Key Features of Cleanlab:

• Detects mislabeled data (noisy labels)
• Flags duplicates and outliers
• Checks for low-quality or inconsistent samples
• Provides label distribution insights
• Works with any ML classifier to improve data quality

Now, let’s walk through how you can use Cleanlab step by step.

Step 1: Installing the Libraries

Before starting, we need to install a few essential libraries.
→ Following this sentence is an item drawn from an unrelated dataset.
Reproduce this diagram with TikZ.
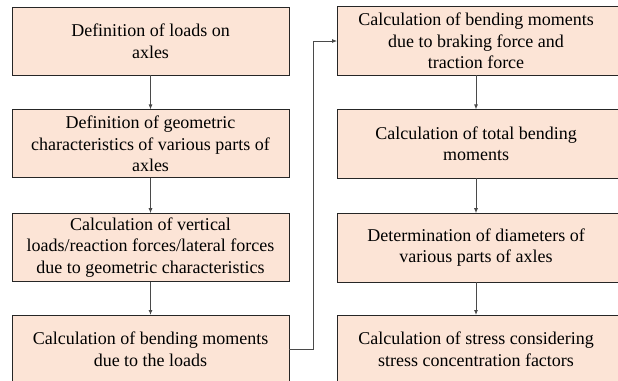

These will help us load the data and run Cleanlab tools smoothly.

!pip install cleanlab
!pip install pandas
!pip install numpy

• cleanlab: For detecting label and data quality issues.
• pandas: To read and handle the CSV data.
• numpy: Supports fast numerical computations used by Cleanlab.

Step 2: Loading  the Dataset

Now we load the dataset using Pandas to begin preprocessing.

import pandas as pd
# Load dataset
df = pd.read_csv("/content/Tweets.csv")
df.head(5)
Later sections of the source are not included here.